Awesome

Well-Formed Unicode Strings

Champions: Guy Bedford, Bradley Farias, Michael Ficarra

Status: stage 4

Problem Statement

ECMAScript string values are a finite ordered sequence of zero or more 16-bit unsigned integer values. However, ECMAScript does not place any restrictions or requirements on the integer values except that they must be 16-bit unsigned integers. In well-formed strings, each integer value in the sequence represents a single 16-bit code unit of UTF-16-encoded Unicode text. However, not all sequences of UTF-16 code units represent UTF-16-encoded Unicode text. In well-formed strings, code units in the range 0xD800..0xDBFF (leading surrogates) and 0xDC00..0xDFFF (trailing surrogates) must appear paired and in order. Strings with unpaired or out-of-order surrogates are ill-formed.

In WebIDL, possibly-ill-formed Strings are referred to using the DOMString type. But for interfaces which operate on Unicode text, WebIDL also defines the USVString type as the set of all possible sequences of Unicode Scalar Values, which are all of the Unicode code points apart from the surrogate code points (U+0000..U+D7FF and U+E000..U+10FFFF), representing Unicode text.

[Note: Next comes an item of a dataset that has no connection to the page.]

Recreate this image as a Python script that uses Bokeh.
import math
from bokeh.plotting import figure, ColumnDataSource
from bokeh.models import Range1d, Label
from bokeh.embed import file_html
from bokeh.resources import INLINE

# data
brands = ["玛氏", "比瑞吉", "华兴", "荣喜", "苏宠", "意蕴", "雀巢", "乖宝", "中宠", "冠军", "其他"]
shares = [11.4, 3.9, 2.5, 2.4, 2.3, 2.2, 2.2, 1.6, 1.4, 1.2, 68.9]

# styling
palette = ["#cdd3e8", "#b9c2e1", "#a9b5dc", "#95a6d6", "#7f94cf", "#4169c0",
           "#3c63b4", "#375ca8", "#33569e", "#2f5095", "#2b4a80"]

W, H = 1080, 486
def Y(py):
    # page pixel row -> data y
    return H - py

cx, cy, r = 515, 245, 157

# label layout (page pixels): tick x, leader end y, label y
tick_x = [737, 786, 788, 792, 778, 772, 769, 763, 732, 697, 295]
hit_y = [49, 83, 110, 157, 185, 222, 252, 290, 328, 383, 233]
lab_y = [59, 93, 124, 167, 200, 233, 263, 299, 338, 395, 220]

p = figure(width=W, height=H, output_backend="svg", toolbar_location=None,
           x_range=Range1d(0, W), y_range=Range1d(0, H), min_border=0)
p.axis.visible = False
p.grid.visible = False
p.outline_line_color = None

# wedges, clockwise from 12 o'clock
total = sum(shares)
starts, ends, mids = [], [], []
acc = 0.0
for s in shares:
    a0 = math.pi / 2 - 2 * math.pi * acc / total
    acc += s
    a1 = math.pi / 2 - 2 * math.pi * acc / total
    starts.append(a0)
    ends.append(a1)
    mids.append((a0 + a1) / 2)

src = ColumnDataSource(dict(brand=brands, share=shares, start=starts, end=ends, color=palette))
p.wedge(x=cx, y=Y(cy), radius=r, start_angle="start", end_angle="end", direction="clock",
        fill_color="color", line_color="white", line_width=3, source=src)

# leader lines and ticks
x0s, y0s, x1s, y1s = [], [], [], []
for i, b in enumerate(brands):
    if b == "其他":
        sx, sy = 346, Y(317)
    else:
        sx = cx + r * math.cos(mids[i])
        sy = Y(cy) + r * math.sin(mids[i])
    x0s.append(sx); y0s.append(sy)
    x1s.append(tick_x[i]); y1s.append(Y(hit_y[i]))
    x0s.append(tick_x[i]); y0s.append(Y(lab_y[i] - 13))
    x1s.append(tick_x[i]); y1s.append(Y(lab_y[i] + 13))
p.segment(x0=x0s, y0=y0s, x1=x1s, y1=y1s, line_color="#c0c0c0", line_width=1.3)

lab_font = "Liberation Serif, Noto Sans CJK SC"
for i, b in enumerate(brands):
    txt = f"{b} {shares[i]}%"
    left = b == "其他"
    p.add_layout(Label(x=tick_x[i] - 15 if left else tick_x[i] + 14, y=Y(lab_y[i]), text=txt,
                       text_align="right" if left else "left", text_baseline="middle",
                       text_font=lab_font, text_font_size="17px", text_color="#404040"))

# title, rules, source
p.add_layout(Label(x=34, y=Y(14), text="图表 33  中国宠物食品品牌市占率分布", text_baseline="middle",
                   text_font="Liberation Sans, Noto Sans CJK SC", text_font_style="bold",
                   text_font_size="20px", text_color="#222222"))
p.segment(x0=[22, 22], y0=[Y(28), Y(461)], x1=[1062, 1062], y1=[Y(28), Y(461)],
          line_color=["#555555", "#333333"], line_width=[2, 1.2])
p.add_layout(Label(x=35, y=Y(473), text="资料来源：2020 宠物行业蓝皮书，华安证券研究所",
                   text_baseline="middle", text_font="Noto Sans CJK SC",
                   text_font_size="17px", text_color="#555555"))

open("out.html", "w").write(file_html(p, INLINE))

The WebAssembly Component Model requires well-formed strings, as do some compile-to-JS programming languages, many data encodings, network interfaces, filesystem interfaces, etc. Interfacing JavaScript strings with such APIs is a common use case that therefore suffers from conversion burdens. In particular because conversion from DOMString to USVString is lossy (common options are to replace unpaired surrogates or to throw an error) there is a regular need for string validation both within the platform and for certain userland use case scenarios.

Proposal

The proposal is to define in ECMA-262 a method to verify if a given ECMAScript string is well-formed or not. As a highly common scenario for interfaces between JavaScript/web APIs and those that operate on Unicode text, this test should be as efficient as possible, ideally scaling independently from the length of the string. In addition to improved performance, this method will also increase the clarity for readers of code where this test is being performed — especially those without extensive Unicode or regular expression knowledge.

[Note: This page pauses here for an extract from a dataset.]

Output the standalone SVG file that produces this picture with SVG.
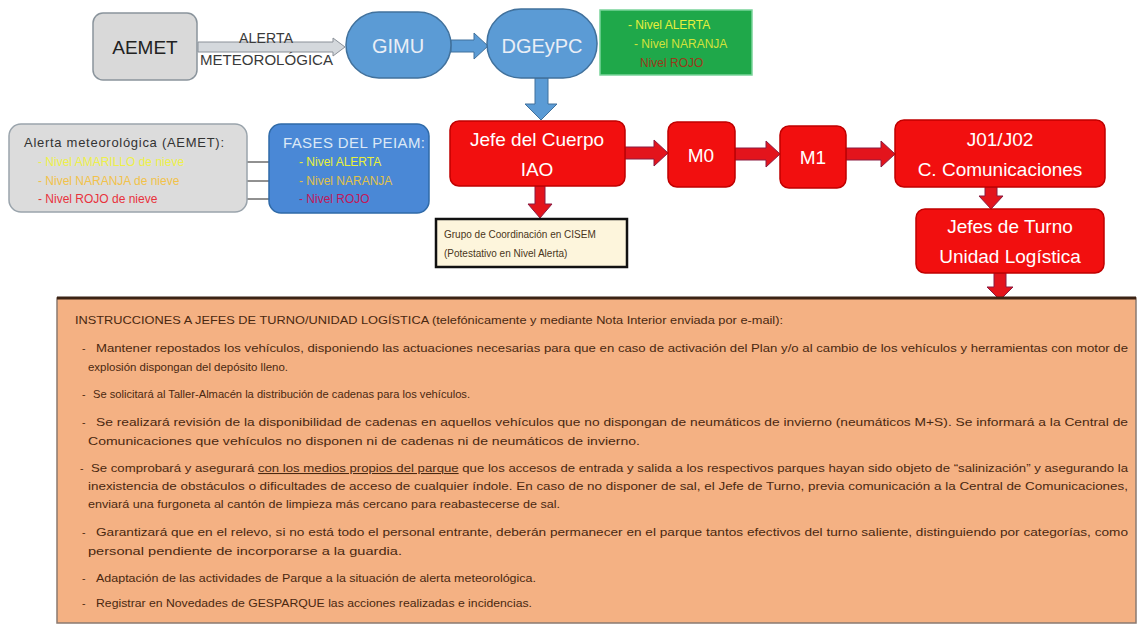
<svg xmlns="http://www.w3.org/2000/svg" width="1137" height="626" viewBox="0 0 1137 626">
<defs>
<style>
text{font-family:"Liberation Sans",Arial,sans-serif}
.red{fill:#f20f0f;stroke:#c00000;stroke-width:1.5}
.rt{fill:#ffffff;font-size:19px;text-anchor:middle}
.blue{fill:#5b9bd5;stroke:#41719c;stroke-width:1.5}
.bt{fill:#e9eef6;font-size:20px;text-anchor:middle}
.rarrow{fill:#e3141c;stroke:#8a1a40;stroke-width:1}
.barrow{fill:#5b9bd5;stroke:#41719c;stroke-width:1}
.ot{fill:#4a2810;font-size:10.5px}
.conn{stroke:#222;stroke-width:1;fill:none}
</style>
<marker id="ah" viewBox="0 0 10 10" refX="9" refY="5" markerWidth="7" markerHeight="7" orient="auto">
<path d="M0,0 L10,5 L0,10 z" fill="#111"/>
</marker>
</defs>
<rect width="1137" height="626" fill="#ffffff"/>

<g id="connectors">
<polygon points="198,42 333,42 333,38 345,47 333,56 333,52 198,52" fill="#d4d8dc" stroke="#8a9098" stroke-width="1"/>
<polygon class="barrow" points="451,40 474,40 474,33 488,46 474,59 474,52 451,52"/>
<polygon class="barrow" points="535,78 548,78 548,104 557,104 541,120 525,104 535,104"/>
<polygon class="rarrow" points="625,147 654,147 654,140 668,153 654,166 654,159 625,159"/>
<polygon class="rarrow" points="735,148 766,148 766,141 780,154 766,167 766,160 735,160"/>
<polygon class="rarrow" points="846,148 881,148 881,141 895,154 881,167 881,160 846,160"/>
<polygon class="rarrow" points="535,186 545,186 545,204 552,204 540,218 528,204 535,204"/>
<polygon class="rarrow" points="985,187 997,187 997,196 1003,196 991,209 979,196 985,196"/>
<polygon class="rarrow" points="994,273 1006,273 1006,287 1013,287 1000,300 987,287 994,287"/>
<line class="conn" x1="232" y1="162" x2="292" y2="162" marker-end="url(#ah)"/>
<line class="conn" x1="236" y1="181" x2="292" y2="181" marker-end="url(#ah)"/>
<line class="conn" x1="234" y1="199" x2="292" y2="199" marker-end="url(#ah)"/>
</g>

<g id="label-alerta">
<text x="266" y="43" font-size="14" fill="#3a3a3a" text-anchor="middle" textLength="54">ALERTA</text>
<text x="200" y="65" font-size="14" fill="#3a3a3a" textLength="133" lengthAdjust="spacingAndGlyphs">METEOROLÓGICA</text>
</g>

<g id="aemet">
<rect x="93" y="13" width="104" height="67" rx="10" fill="#d9d9d9" stroke="#8a949c" stroke-width="1.5"/>
<text x="145" y="54" font-size="19" fill="#222" text-anchor="middle">AEMET</text>
</g>

<g id="gimu">
<rect class="blue" x="346" y="12" width="105" height="66" rx="33"/>
<text class="bt" x="398" y="53">GIMU</text>
</g>

<g id="dgeypc">
<rect class="blue" x="487" y="9" width="110" height="69" rx="34"/>
<text class="bt" x="542" y="53">DGEyPC</text>
</g>

<g id="niveles-green">
<rect x="600" y="10" width="152" height="65" fill="#1fa84a" stroke="#7ad49a" stroke-width="1.5"/>
<text x="628" y="29" font-size="12" fill="#e6f03c">-  Nivel ALERTA</text>
<text x="634" y="48" font-size="12" fill="#d2e23a">-  Nivel NARANJA</text>
<text x="640" y="67" font-size="12" fill="#9a3a1a">Nivel ROJO</text>
</g>

<g id="alerta-aemet">
<rect x="9" y="124" width="238" height="88" rx="12" fill="#dcdcdc" stroke="#9aa4ac" stroke-width="1.5"/>
<text x="24" y="147" font-size="13" fill="#333" textLength="200">Alerta meteorológica (AEMET):</text>
<text x="38" y="166" font-size="12" fill="#eef04a">-  Nivel AMARILLO de nieve</text>
<text x="38" y="185" font-size="12" fill="#f2c24a">-  Nivel NARANJA de nieve</text>
<text x="38" y="203" font-size="12" fill="#e8323c">-  Nivel ROJO de nieve</text>
</g>

<g id="fases-peiam">
<rect x="269" y="124" width="160" height="89" rx="12" fill="#4a88d6" stroke="#2f6aa8" stroke-width="1.5"/>
<text x="283" y="148" font-size="15" fill="#dce8f6" textLength="142">FASES DEL PEIAM:</text>
<text x="299" y="166" font-size="12" fill="#e8f03a">-  Nivel ALERTA</text>
<text x="299" y="185" font-size="12" fill="#e0c24a">-  Nivel NARANJA</text>
<text x="299" y="203" font-size="12" fill="#c2185a">-  Nivel ROJO</text>
</g>

<g id="jefe-cuerpo">
<rect class="red" x="450" y="121" width="175" height="65" rx="9"/>
<text class="rt" x="537" y="146">Jefe del Cuerpo</text>
<text class="rt" x="537" y="176">IAO</text>
</g>

<g id="m0">
<rect class="red" x="668" y="122" width="67" height="65" rx="9"/>
<text class="rt" x="701" y="162">M0</text>
</g>

<g id="m1">
<rect class="red" x="780" y="126" width="66" height="62" rx="9"/>
<text class="rt" x="813" y="164">M1</text>
</g>

<g id="j01-j02">
<rect class="red" x="895" y="120" width="210" height="67" rx="9"/>
<text class="rt" x="1000" y="146" font-size="20">J01/J02</text>
<text class="rt" x="1000" y="176" font-size="20">C. Comunicaciones</text>
</g>

<g id="jefes-turno">
<rect class="red" x="916" y="209" width="188" height="64" rx="9"/>
<text class="rt" x="1010" y="233" font-size="20">Jefes de Turno</text>
<text class="rt" x="1010" y="263" font-size="20">Unidad Logística</text>
</g>

<g id="grupo-coordinacion">
<rect x="436" y="219" width="191" height="48" fill="#fdf5dc" stroke="#111" stroke-width="2.5"/>
<text x="444" y="238" font-size="10" fill="#4a3520">Grupo de Coordinación en CISEM</text>
<text x="444" y="257" font-size="10" fill="#4a3520">(Potestativo en Nivel Alerta)</text>
</g>

<g id="instrucciones">
<rect x="57" y="298" width="1079" height="325" fill="#f4b183" stroke="#8a7a70" stroke-width="1.5"/>
<line x1="57" y1="298" x2="1136" y2="298" stroke="#3b2314" stroke-width="3"/>
<text class="ot" x="75" y="324" textLength="708" lengthAdjust="spacingAndGlyphs">INSTRUCCIONES A JEFES DE TURNO/UNIDAD LOGÍSTICA (telefónicamente y mediante Nota Interior enviada por e-mail):</text>
<text class="ot" x="82" y="352">-</text>
<text class="ot" x="96" y="352" textLength="1032" lengthAdjust="spacingAndGlyphs">Mantener repostados los vehículos, disponiendo las actuaciones necesarias para que en caso de activación del Plan y/o al cambio de los vehículos y herramientas con motor de</text>
<text class="ot" x="88" y="371" textLength="200" lengthAdjust="spacingAndGlyphs">explosión dispongan del depósito lleno.</text>
<text class="ot" x="82" y="398">-</text>
<text class="ot" x="93" y="398" textLength="377" lengthAdjust="spacingAndGlyphs">Se solicitará al Taller-Almacén la distribución de cadenas para los vehículos.</text>
<text class="ot" x="82" y="426">-</text>
<text class="ot" x="96" y="426" textLength="1032" lengthAdjust="spacingAndGlyphs">Se realizará revisión de la disponibilidad de cadenas en aquellos vehículos que no dispongan de neumáticos de invierno (neumáticos M+S). Se informará a la Central de</text>
<text class="ot" x="88" y="445" textLength="552" lengthAdjust="spacingAndGlyphs">Comunicaciones que vehículos no disponen ni de cadenas ni de neumáticos de invierno.</text>
<text class="ot" x="80" y="472">-</text>
<text class="ot" x="91" y="472" textLength="1037" lengthAdjust="spacingAndGlyphs">Se comprobará y asegurará <tspan text-decoration="underline">con los medios propios del parque</tspan> que los accesos de entrada y salida a los respectivos parques hayan sido objeto de “salinización” y asegurando la</text>
<text class="ot" x="88" y="490" textLength="1040" lengthAdjust="spacingAndGlyphs">inexistencia de obstáculos o dificultades de acceso de cualquier índole. En caso de no disponer de sal, el Jefe de Turno, previa comunicación a la Central de Comunicaciones,</text>
<text class="ot" x="88" y="508" textLength="472" lengthAdjust="spacingAndGlyphs">enviará una furgoneta al cantón de limpieza más cercano para reabastecerse de sal.</text>
<text class="ot" x="82" y="536">-</text>
<text class="ot" x="96" y="536" textLength="1032" lengthAdjust="spacingAndGlyphs">Garantizará que en el relevo, si no está todo el personal entrante, deberán permanecer en el parque tantos efectivos del turno saliente, distinguiendo por categorías, como</text>
<text class="ot" x="88" y="555" textLength="314" lengthAdjust="spacingAndGlyphs">personal pendiente de incorporarse a la guardia.</text>
<text class="ot" x="82" y="582">-</text>
<text class="ot" x="96" y="582" textLength="440" lengthAdjust="spacingAndGlyphs">Adaptación de las actividades de Parque a la situación de alerta meteorológica.</text>
<text class="ot" x="82" y="607">-</text>
<text class="ot" x="96" y="607" textLength="436" lengthAdjust="spacingAndGlyphs">Registrar en Novedades de GESPARQUE las acciones realizadas e incidencias.</text>
</g>
</svg>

The proposal also adds a method to ensure that a String is well-formed by replacing any lone or out-of-order surrogates, if any are present, with U+FFFD (REPLACEMENT CHARACTER). This operation mimics the operation already performed within various web and non-ECMAScript APIs, and reduces the chance that a consumer who would otherwise have to write this method does so in an incompatible or incorrect way.

These methods are String.prototype.isWellFormed and String.prototype.toWellFormed, usable for example as in if (!someString.isWellFormed()) { someString = someString.toWellFormed(); }.

Algorithm

The validation algorithm is effectively the standard UTF-16 validation algorithm, iterating through the string and pairing UTF-16 surrogates, failing validation for any unpaired surrogates.

In JavaScript this can be achieved with the regular expression test:

!/\p{Surrogate}/u.test(str);

Or more explicitly using an algorithm along the lines of:

function isWellFormed(str) {
  for (let i = 0; i < str.length; ++i) {
    const isSurrogate = (str.charCodeAt(i) & 0xF800) == 0xD800;
    if (!isSurrogate) {
      continue;
    }
    const isLeadingSurrogate = str.charCodeAt(i) < 0xDC00;
    if (!isLeadingSurrogate) {
      return false; // unpaired trailing surrogate
    }
    const isFollowedByTrailingSurrogate = i + 1 < str.length && (str.charCodeAt(i + 1) & 0xFC00) == 0xDC00;
    if (!isFollowedByTrailingSurrogate) {
      return false; // unpaired leading surrogate
    }
    ++i;
  }
  return true;
}

Unfortunately, these user-land implementations require iterating the entire string.

Prior Art

WebIDL USVString
Lone surrogate handling discussion on WhatWG/encoding
Node.js util.toUSVString

FAQs

Isn't this possible today without needing a builtin API?

It is possible to answer the question, but it is not possible to do it in sub-linear time.

Performance optimizations are up to implementations and are not guaranteed by this specification, yet enabling a builtin method that is faster than validation in userland is desirable. Perhaps well-formedness state could be cached per string and propagated through string operations to avoid the need for a linear scan where possible, say where strings are already lists of Unicode Scalar Values, while propagating state in operations involving strings containing inner unpaired surrogates will likely still require (re)scans.

Are consumers going to do anything other than convert when they encounter ill-formed strings? If so, why not provide only a conversion method with a fast path for well-formed strings?

Consumers may want to throw/error when encountering ill-formed strings. Also, consumers may want to defer the conversion or the error until later when the String is actually interpreted as Unicode text. These use cases justify the test-only method.